Everything in the data should be repeated exactly, save for the images.

- _SUPPLIED INFORMATION_
---
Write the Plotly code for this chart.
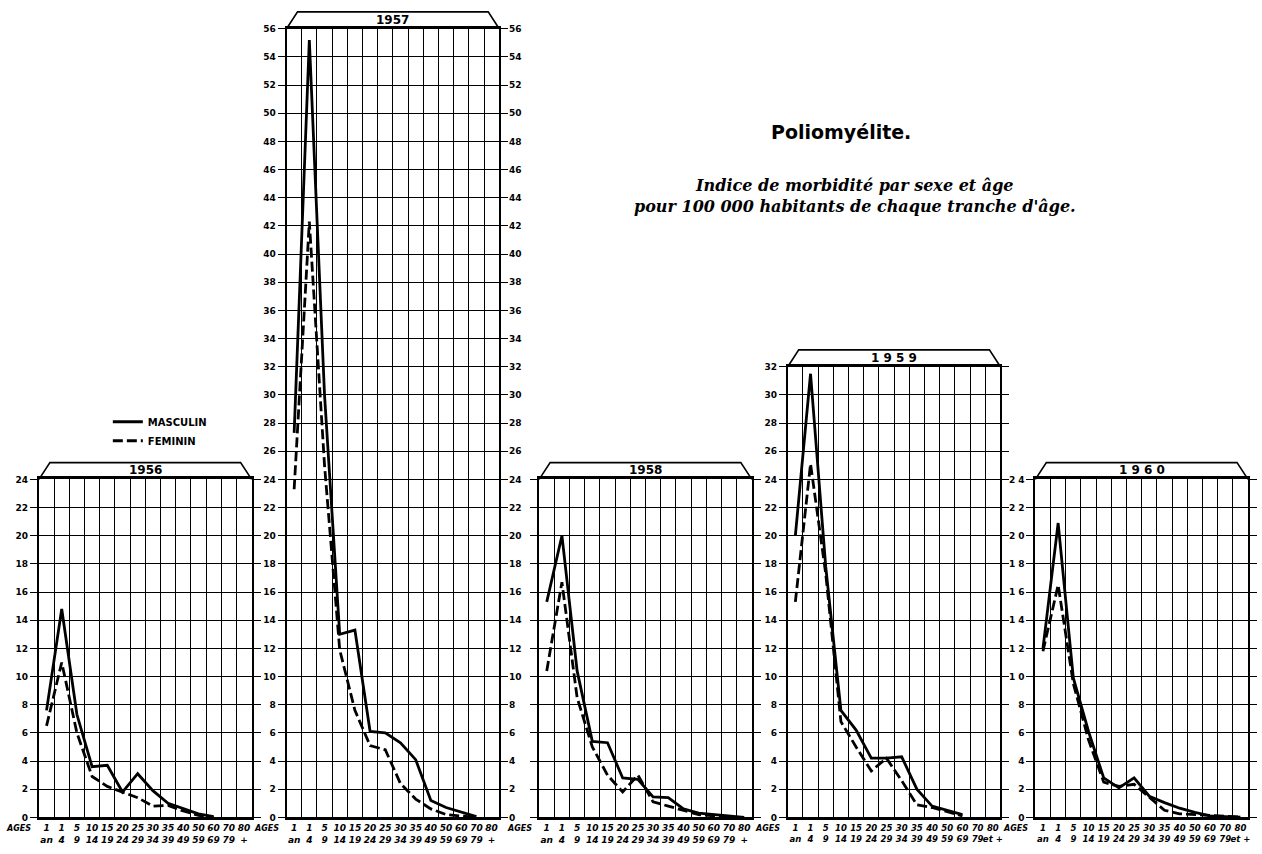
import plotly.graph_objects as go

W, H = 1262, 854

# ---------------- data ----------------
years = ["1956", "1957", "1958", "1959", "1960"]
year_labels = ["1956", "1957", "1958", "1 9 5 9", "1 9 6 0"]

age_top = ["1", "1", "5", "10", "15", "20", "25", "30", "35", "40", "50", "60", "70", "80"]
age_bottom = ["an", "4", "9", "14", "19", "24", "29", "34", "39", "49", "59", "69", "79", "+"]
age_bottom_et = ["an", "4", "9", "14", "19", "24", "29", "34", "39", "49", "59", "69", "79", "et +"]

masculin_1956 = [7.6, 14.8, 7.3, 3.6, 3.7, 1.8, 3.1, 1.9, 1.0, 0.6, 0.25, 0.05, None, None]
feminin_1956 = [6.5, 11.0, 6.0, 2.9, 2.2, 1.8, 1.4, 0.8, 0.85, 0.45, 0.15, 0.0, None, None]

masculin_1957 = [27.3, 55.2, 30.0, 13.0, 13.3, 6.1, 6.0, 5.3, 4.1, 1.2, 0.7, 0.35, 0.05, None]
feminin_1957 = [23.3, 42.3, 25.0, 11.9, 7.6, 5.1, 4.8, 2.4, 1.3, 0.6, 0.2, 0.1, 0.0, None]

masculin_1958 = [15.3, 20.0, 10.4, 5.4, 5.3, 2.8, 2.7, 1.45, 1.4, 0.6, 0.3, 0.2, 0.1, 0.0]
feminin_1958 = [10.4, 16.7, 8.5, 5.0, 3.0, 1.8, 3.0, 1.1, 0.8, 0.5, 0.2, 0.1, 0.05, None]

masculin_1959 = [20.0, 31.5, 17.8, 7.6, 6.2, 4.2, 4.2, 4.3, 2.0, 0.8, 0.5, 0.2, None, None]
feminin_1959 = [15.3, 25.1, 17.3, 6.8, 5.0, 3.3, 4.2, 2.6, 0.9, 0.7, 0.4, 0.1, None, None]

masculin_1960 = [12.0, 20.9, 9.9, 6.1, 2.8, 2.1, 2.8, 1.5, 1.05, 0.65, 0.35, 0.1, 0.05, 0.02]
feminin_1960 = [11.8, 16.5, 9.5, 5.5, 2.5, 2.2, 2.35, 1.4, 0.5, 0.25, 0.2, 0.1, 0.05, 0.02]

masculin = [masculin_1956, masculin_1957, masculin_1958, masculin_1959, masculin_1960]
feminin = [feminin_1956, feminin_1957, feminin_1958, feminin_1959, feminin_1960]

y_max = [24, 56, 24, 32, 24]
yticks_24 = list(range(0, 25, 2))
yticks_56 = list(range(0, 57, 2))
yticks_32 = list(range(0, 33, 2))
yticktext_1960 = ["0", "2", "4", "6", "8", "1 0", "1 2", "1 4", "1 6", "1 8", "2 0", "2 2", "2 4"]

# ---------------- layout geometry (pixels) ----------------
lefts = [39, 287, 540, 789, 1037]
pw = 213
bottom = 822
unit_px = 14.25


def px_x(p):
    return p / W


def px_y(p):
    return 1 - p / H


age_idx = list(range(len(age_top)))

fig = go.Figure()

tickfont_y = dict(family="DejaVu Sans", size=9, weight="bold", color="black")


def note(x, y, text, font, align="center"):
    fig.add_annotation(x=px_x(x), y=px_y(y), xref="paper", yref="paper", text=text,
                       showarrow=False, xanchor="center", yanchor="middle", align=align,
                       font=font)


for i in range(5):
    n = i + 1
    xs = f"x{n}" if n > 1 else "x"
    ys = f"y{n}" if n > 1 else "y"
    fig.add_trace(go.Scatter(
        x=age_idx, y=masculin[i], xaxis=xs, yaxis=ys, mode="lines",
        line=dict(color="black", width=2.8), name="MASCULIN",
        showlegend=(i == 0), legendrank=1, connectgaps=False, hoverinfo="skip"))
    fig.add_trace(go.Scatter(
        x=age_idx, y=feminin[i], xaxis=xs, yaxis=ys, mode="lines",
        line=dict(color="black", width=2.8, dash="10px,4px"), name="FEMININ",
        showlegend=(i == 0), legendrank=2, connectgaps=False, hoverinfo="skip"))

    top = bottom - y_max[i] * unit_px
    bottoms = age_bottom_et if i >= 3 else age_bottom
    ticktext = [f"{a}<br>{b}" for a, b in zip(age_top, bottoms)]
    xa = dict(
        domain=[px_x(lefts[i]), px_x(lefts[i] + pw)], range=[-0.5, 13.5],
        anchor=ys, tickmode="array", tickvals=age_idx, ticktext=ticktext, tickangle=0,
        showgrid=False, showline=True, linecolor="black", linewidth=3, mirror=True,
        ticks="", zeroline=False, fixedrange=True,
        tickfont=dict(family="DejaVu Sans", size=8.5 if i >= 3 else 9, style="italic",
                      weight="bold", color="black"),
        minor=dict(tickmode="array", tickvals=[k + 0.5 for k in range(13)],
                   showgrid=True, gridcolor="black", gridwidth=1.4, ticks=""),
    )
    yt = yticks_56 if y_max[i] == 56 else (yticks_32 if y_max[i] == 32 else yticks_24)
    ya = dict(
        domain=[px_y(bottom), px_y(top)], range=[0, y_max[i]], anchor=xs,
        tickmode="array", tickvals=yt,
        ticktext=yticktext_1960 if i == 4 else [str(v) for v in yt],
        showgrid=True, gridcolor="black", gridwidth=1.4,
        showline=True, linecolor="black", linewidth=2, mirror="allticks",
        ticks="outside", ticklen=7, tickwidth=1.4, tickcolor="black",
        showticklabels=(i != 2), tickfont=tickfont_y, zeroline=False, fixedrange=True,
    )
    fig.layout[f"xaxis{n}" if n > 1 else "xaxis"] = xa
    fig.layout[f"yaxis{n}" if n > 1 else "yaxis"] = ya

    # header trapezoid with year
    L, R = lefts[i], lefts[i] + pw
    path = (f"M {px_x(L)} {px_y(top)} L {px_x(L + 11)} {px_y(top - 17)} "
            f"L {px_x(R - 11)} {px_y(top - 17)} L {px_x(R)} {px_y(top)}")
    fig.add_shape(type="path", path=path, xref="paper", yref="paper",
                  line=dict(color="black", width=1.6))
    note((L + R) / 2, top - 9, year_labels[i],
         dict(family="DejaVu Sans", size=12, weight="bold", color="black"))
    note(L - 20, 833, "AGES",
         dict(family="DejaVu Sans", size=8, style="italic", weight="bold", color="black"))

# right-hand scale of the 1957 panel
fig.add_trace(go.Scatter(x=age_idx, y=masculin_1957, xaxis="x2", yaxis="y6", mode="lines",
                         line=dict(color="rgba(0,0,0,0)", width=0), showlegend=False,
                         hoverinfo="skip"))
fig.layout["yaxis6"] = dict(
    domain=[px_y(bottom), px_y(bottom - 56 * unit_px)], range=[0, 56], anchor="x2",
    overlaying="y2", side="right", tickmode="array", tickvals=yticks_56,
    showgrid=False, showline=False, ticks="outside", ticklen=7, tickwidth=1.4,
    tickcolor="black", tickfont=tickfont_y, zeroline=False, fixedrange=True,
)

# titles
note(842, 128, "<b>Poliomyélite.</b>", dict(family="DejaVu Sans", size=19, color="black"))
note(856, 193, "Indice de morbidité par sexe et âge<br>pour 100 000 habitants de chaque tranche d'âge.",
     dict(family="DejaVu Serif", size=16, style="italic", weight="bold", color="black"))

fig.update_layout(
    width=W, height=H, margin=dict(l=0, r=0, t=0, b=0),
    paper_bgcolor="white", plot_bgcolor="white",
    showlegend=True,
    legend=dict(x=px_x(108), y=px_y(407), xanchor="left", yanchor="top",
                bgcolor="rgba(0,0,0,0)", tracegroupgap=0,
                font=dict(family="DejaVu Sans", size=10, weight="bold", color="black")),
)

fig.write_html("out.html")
---
- _COMPLETED TASK_
Write the Plotly code for this chart.
import plotly.graph_objects as go

W, H = 1262, 854

# ---------------- data ----------------
years = ["1956", "1957", "1958", "1959", "1960"]
year_labels = ["1956", "1957", "1958", "1 9 5 9", "1 9 6 0"]

age_top = ["1", "1", "5", "10", "15", "20", "25", "30", "35", "40", "50", "60", "70", "80"]
age_bottom = ["an", "4", "9", "14", "19", "24", "29", "34", "39", "49", "59", "69", "79", "+"]
age_bottom_et = ["an", "4", "9", "14", "19", "24", "29", "34", "39", "49", "59", "69", "79", "et +"]

masculin_1956 = [7.6, 14.8, 7.3, 3.6, 3.7, 1.8, 3.1, 1.9, 1.0, 0.6, 0.25, 0.05, None, None]
feminin_1956 = [6.5, 11.0, 6.0, 2.9, 2.2, 1.8, 1.4, 0.8, 0.85, 0.45, 0.15, 0.0, None, None]

masculin_1957 = [27.3, 55.2, 30.0, 13.0, 13.3, 6.1, 6.0, 5.3, 4.1, 1.2, 0.7, 0.35, 0.05, None]
feminin_1957 = [23.3, 42.3, 25.0, 11.9, 7.6, 5.1, 4.8, 2.4, 1.3, 0.6, 0.2, 0.1, 0.0, None]

masculin_1958 = [15.3, 20.0, 10.4, 5.4, 5.3, 2.8, 2.7, 1.45, 1.4, 0.6, 0.3, 0.2, 0.1, 0.0]
feminin_1958 = [10.4, 16.7, 8.5, 5.0, 3.0, 1.8, 3.0, 1.1, 0.8, 0.5, 0.2, 0.1, 0.05, None]

masculin_1959 = [20.0, 31.5, 17.8, 7.6, 6.2, 4.2, 4.2, 4.3, 2.0, 0.8, 0.5, 0.2, None, None]
feminin_1959 = [15.3, 25.1, 17.3, 6.8, 5.0, 3.3, 4.2, 2.6, 0.9, 0.7, 0.4, 0.1, None, None]

masculin_1960 = [12.0, 20.9, 9.9, 6.1, 2.8, 2.1, 2.8, 1.5, 1.05, 0.65, 0.35, 0.1, 0.05, 0.02]
feminin_1960 = [11.8, 16.5, 9.5, 5.5, 2.5, 2.2, 2.35, 1.4, 0.5, 0.25, 0.2, 0.1, 0.05, 0.02]

masculin = [masculin_1956, masculin_1957, masculin_1958, masculin_1959, masculin_1960]
feminin = [feminin_1956, feminin_1957, feminin_1958, feminin_1959, feminin_1960]

y_max = [24, 56, 24, 32, 24]
yticks_24 = list(range(0, 25, 2))
yticks_56 = list(range(0, 57, 2))
yticks_32 = list(range(0, 33, 2))
yticktext_1960 = ["0", "2", "4", "6", "8", "1 0", "1 2", "1 4", "1 6", "1 8", "2 0", "2 2", "2 4"]

# ---------------- layout geometry (pixels) ----------------
lefts = [39, 287, 540, 789, 1037]
pw = 213
bottom = 822
unit_px = 14.25


def px_x(p):
    return p / W


def px_y(p):
    return 1 - p / H


age_idx = list(range(len(age_top)))

fig = go.Figure()

tickfont_y = dict(family="DejaVu Sans", size=9, weight="bold", color="black")


def note(x, y, text, font, align="center"):
    fig.add_annotation(x=px_x(x), y=px_y(y), xref="paper", yref="paper", text=text,
                       showarrow=False, xanchor="center", yanchor="middle", align=align,
                       font=font)


for i in range(5):
    n = i + 1
    xs = f"x{n}" if n > 1 else "x"
    ys = f"y{n}" if n > 1 else "y"
    fig.add_trace(go.Scatter(
        x=age_idx, y=masculin[i], xaxis=xs, yaxis=ys, mode="lines",
        line=dict(color="black", width=2.8), name="MASCULIN",
        showlegend=(i == 0), legendrank=1, connectgaps=False, hoverinfo="skip"))
    fig.add_trace(go.Scatter(
        x=age_idx, y=feminin[i], xaxis=xs, yaxis=ys, mode="lines",
        line=dict(color="black", width=2.8, dash="10px,4px"), name="FEMININ",
        showlegend=(i == 0), legendrank=2, connectgaps=False, hoverinfo="skip"))

    top = bottom - y_max[i] * unit_px
    bottoms = age_bottom_et if i >= 3 else age_bottom
    ticktext = [f"{a}<br>{b}" for a, b in zip(age_top, bottoms)]
    xa = dict(
        domain=[px_x(lefts[i]), px_x(lefts[i] + pw)], range=[-0.5, 13.5],
        anchor=ys, tickmode="array", tickvals=age_idx, ticktext=ticktext, tickangle=0,
        showgrid=False, showline=True, linecolor="black", linewidth=3, mirror=True,
        ticks="", zeroline=False, fixedrange=True,
        tickfont=dict(family="DejaVu Sans", size=8.5 if i >= 3 else 9, style="italic",
                      weight="bold", color="black"),
        minor=dict(tickmode="array", tickvals=[k + 0.5 for k in range(13)],
                   showgrid=True, gridcolor="black", gridwidth=1.4, ticks=""),
    )
    yt = yticks_56 if y_max[i] == 56 else (yticks_32 if y_max[i] == 32 else yticks_24)
    ya = dict(
        domain=[px_y(bottom), px_y(top)], range=[0, y_max[i]], anchor=xs,
        tickmode="array", tickvals=yt,
        ticktext=yticktext_1960 if i == 4 else [str(v) for v in yt],
        showgrid=True, gridcolor="black", gridwidth=1.4,
        showline=True, linecolor="black", linewidth=2, mirror="allticks",
        ticks="outside", ticklen=7, tickwidth=1.4, tickcolor="black",
        showticklabels=(i != 2), tickfont=tickfont_y, zeroline=False, fixedrange=True,
    )
    fig.layout[f"xaxis{n}" if n > 1 else "xaxis"] = xa
    fig.layout[f"yaxis{n}" if n > 1 else "yaxis"] = ya

    # header trapezoid with year
    L, R = lefts[i], lefts[i] + pw
    path = (f"M {px_x(L)} {px_y(top)} L {px_x(L + 11)} {px_y(top - 17)} "
            f"L {px_x(R - 11)} {px_y(top - 17)} L {px_x(R)} {px_y(top)}")
    fig.add_shape(type="path", path=path, xref="paper", yref="paper",
                  line=dict(color="black", width=1.6))
    note((L + R) / 2, top - 9, year_labels[i],
         dict(family="DejaVu Sans", size=12, weight="bold", color="black"))
    note(L - 20, 833, "AGES",
         dict(family="DejaVu Sans", size=8, style="italic", weight="bold", color="black"))

# right-hand scale of the 1957 panel
fig.add_trace(go.Scatter(x=age_idx, y=masculin_1957, xaxis="x2", yaxis="y6", mode="lines",
                         line=dict(color="rgba(0,0,0,0)", width=0), showlegend=False,
                         hoverinfo="skip"))
fig.layout["yaxis6"] = dict(
    domain=[px_y(bottom), px_y(bottom - 56 * unit_px)], range=[0, 56], anchor="x2",
    overlaying="y2", side="right", tickmode="array", tickvals=yticks_56,
    showgrid=False, showline=False, ticks="outside", ticklen=7, tickwidth=1.4,
    tickcolor="black", tickfont=tickfont_y, zeroline=False, fixedrange=True,
)

# titles
note(842, 128, "<b>Poliomyélite.</b>", dict(family="DejaVu Sans", size=19, color="black"))
note(856, 193, "Indice de morbidité par sexe et âge<br>pour 100 000 habitants de chaque tranche d'âge.",
     dict(family="DejaVu Serif", size=16, style="italic", weight="bold", color="black"))

fig.update_layout(
    width=W, height=H, margin=dict(l=0, r=0, t=0, b=0),
    paper_bgcolor="white", plot_bgcolor="white",
    showlegend=True,
    legend=dict(x=px_x(108), y=px_y(407), xanchor="left", yanchor="top",
                bgcolor="rgba(0,0,0,0)", tracegroupgap=0,
                font=dict(family="DejaVu Sans", size=10, weight="bold", color="black")),
)

fig.write_html("out.html")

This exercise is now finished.